Des expérimentations qui, toujours, vont dans le même sens : imposer les choses aux classes populaires et jamais l’inverse.

Les deux livres relatent plusieurs expériences en France en soulignant tous deux un point important : rien ne se fait sans la coopération des parents, lesquels s’opposent parfois à des expérimentations qui, toujours, vont dans le même sens : imposer les choses aux classes populaires et jamais l’inverse. Or les familles n’ont pas toujours l’envie ni les possibilités matérielles de déroger au collège de proximité, qui est le plus accessible et peut-être rassurant, même si elles en connaissent les failles.

Conditionner les subventions à la mixité

Pourquoi ne pas fermer les établissements ghettos ? demande Youssef Souidi, en précisant bien que cela pourrait aussi concerner les établissements les plus riches.

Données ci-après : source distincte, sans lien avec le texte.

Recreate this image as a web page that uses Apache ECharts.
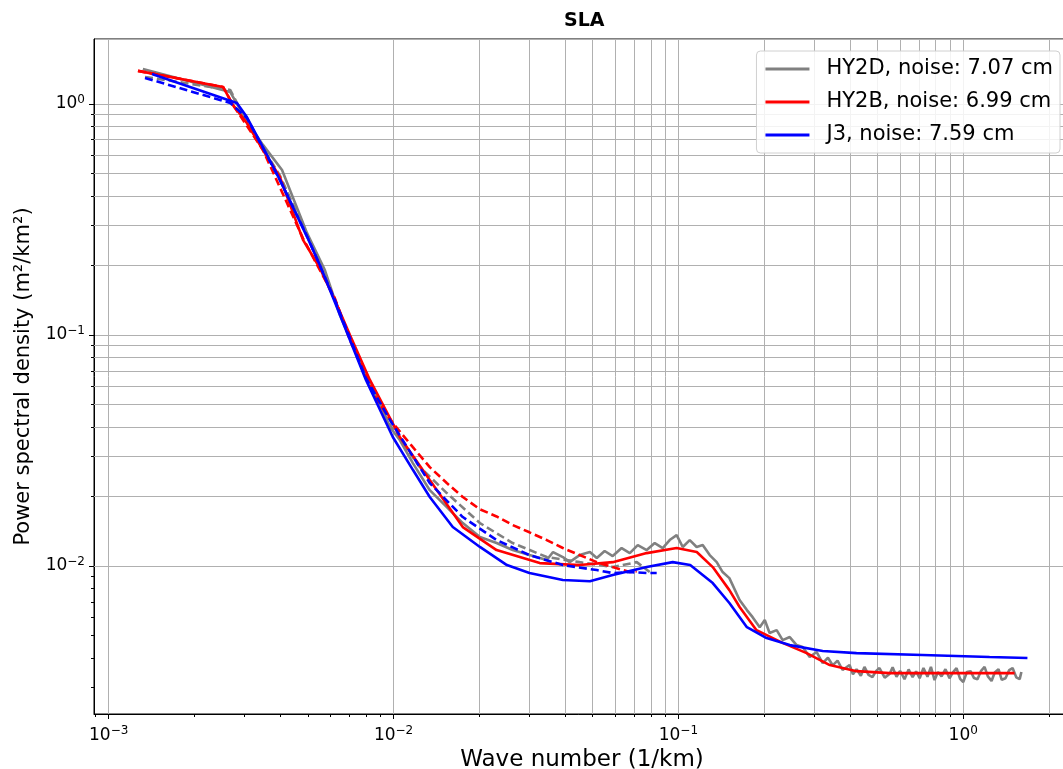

La mise à contribution de l’enseignement privé est enfin d’une nécessité criante. Il doit être partie prenante d’une politique de mixité sociale. Le conditionnement de la ­subvention publique à cet engagement est une piste suggérée.

Ces deux lectures confirment que la mixité sociale à l’école est une question qui doit être prise à bras-le-corps. Si elle n’est pas une condition suffisante à la démocratisation scolaire, on sait qu’elle est bénéfique pour tous les enfants. Un constat qui semble pourtant laisser indifférent le gouvernement de Gabriel Attal, volontiers prompt à aggraver les logiques séparatistes avec les groupes de niveaux et préférant camoufler les inégalités sociales sous un uniforme plutôt que de tenter d’y remédier.